Stated goal – Each line of the listing that contains the word "chart" is to be copied.

Supplied data –
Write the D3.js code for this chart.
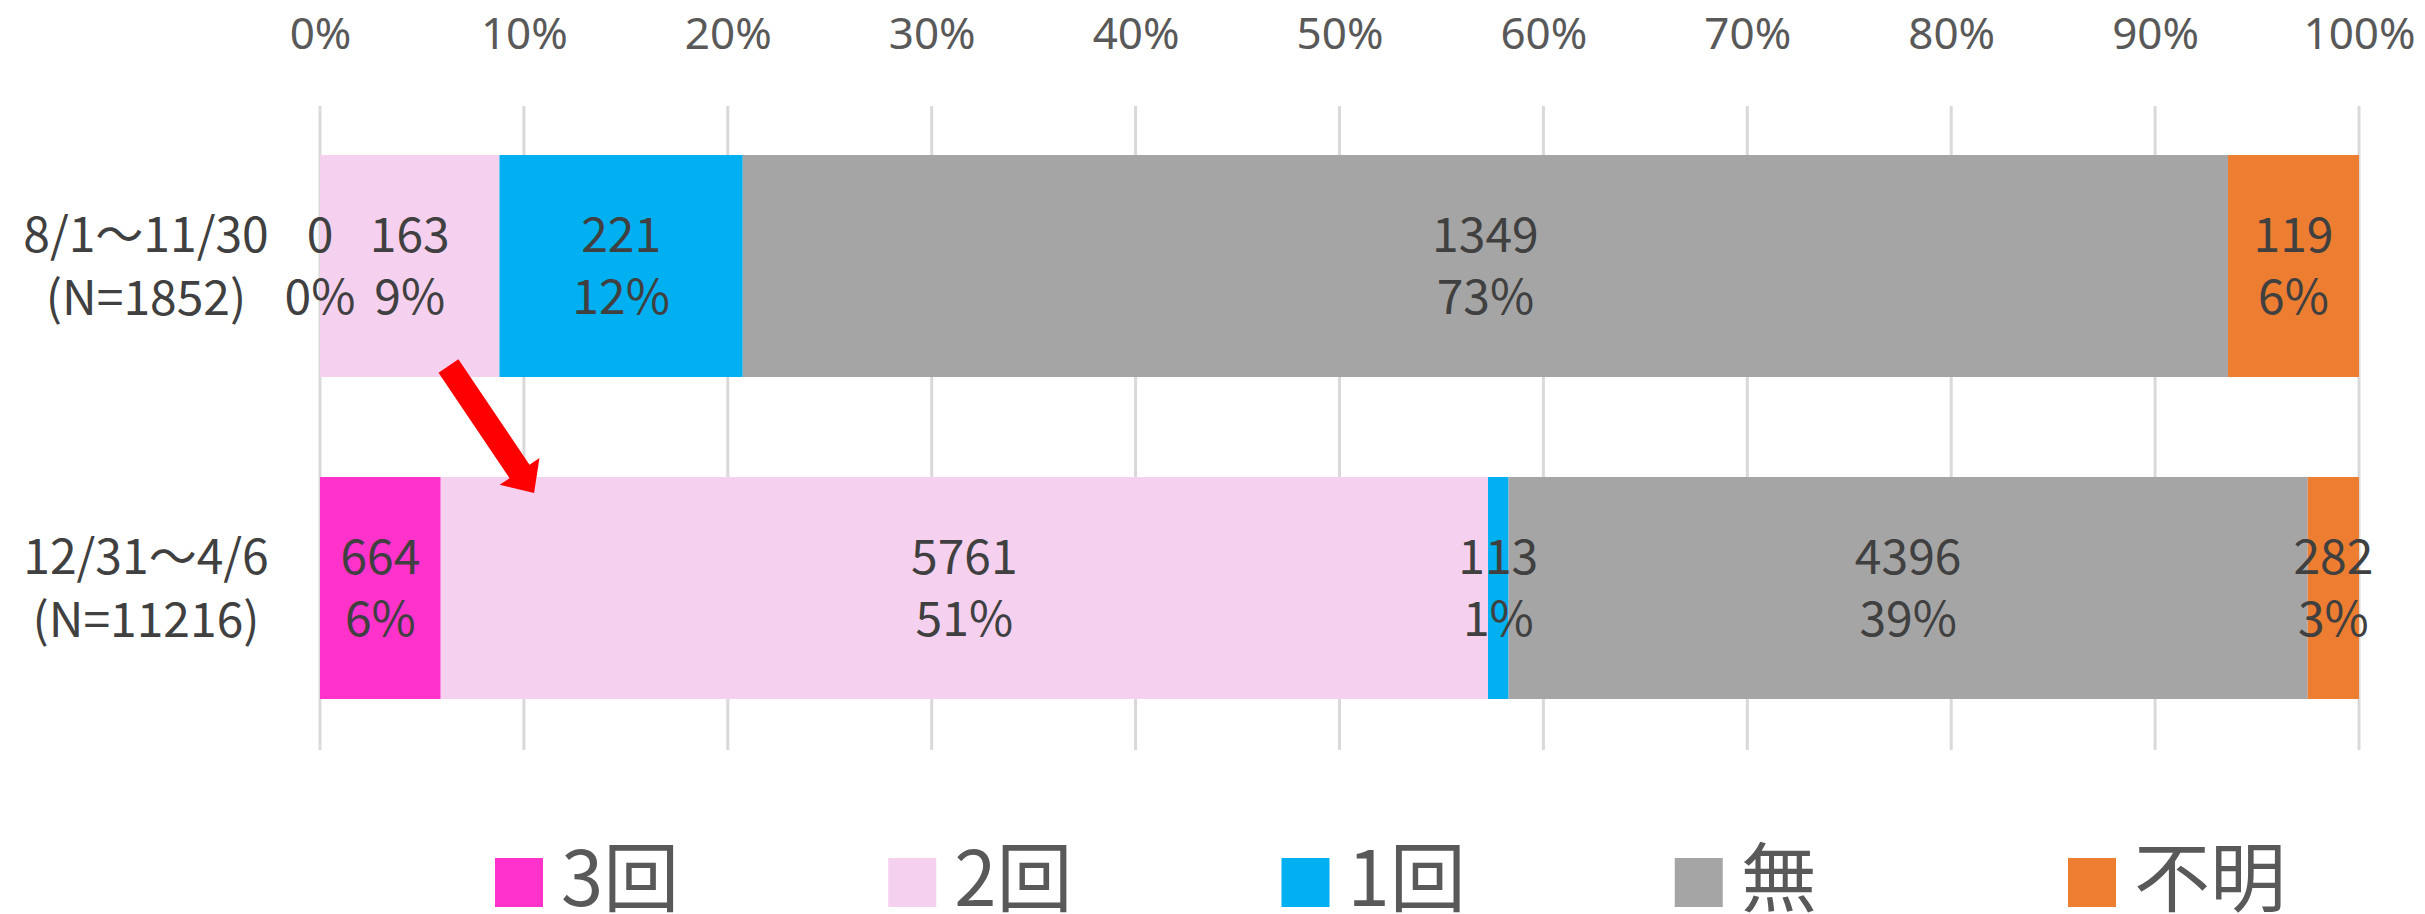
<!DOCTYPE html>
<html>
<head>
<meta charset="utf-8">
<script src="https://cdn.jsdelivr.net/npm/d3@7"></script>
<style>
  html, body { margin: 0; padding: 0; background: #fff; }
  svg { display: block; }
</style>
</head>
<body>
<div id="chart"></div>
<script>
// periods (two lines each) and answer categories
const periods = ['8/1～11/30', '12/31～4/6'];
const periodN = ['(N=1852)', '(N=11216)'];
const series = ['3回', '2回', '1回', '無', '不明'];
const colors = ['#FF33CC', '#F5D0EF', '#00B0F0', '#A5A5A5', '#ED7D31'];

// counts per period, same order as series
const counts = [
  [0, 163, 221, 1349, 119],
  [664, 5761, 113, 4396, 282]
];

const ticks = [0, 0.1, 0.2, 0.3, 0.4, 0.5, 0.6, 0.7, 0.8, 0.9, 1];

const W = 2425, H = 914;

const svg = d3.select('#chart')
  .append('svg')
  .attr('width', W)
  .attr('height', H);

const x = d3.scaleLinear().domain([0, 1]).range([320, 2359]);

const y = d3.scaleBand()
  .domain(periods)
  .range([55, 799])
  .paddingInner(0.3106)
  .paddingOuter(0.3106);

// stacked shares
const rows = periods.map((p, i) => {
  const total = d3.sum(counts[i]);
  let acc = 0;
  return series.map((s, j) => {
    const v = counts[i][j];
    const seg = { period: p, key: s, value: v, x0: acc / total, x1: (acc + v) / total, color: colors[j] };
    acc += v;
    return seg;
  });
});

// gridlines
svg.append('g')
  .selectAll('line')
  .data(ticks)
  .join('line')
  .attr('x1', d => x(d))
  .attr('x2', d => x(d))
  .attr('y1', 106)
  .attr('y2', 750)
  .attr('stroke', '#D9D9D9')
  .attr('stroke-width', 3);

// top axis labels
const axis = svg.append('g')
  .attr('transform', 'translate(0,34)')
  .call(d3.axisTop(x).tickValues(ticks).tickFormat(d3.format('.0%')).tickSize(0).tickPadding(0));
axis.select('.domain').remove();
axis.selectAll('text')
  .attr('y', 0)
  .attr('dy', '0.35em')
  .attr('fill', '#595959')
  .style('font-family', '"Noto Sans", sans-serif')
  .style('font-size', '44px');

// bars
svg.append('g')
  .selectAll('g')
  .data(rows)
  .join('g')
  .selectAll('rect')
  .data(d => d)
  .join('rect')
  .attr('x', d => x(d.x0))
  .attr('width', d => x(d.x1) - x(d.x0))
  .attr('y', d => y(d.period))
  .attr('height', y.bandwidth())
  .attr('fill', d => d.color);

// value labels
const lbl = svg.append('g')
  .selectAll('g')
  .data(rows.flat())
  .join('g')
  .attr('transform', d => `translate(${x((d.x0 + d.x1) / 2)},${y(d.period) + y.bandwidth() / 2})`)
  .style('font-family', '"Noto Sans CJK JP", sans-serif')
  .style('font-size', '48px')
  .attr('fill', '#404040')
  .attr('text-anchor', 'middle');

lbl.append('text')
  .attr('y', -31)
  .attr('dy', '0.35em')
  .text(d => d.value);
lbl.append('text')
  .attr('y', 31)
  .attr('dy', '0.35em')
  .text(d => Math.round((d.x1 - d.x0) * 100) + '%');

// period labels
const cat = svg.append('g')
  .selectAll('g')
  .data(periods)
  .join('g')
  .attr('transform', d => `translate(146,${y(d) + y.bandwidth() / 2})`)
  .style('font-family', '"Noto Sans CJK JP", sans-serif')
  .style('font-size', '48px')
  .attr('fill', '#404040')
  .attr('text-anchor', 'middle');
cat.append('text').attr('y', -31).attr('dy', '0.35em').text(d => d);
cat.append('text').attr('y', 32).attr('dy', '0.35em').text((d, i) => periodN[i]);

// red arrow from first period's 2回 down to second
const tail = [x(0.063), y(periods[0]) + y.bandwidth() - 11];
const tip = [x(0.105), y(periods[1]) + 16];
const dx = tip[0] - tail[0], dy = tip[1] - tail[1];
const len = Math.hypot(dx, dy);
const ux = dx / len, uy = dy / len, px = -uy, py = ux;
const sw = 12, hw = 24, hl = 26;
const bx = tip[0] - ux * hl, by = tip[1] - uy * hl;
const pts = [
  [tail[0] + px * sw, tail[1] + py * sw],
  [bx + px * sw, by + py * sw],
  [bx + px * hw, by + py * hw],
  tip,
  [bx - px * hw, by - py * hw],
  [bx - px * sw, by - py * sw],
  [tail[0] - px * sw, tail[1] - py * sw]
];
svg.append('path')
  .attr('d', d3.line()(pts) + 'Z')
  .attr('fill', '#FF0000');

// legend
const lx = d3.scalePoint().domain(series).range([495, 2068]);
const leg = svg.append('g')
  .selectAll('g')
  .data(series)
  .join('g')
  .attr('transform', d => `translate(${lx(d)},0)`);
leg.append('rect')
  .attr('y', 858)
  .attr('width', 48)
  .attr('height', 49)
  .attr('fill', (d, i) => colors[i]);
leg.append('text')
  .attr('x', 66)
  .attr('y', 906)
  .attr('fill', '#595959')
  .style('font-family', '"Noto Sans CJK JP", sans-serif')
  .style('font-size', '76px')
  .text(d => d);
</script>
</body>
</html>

Output of the task –
Write the D3.js code for this chart.
<div id="chart"></div>
const svg = d3.select('#chart')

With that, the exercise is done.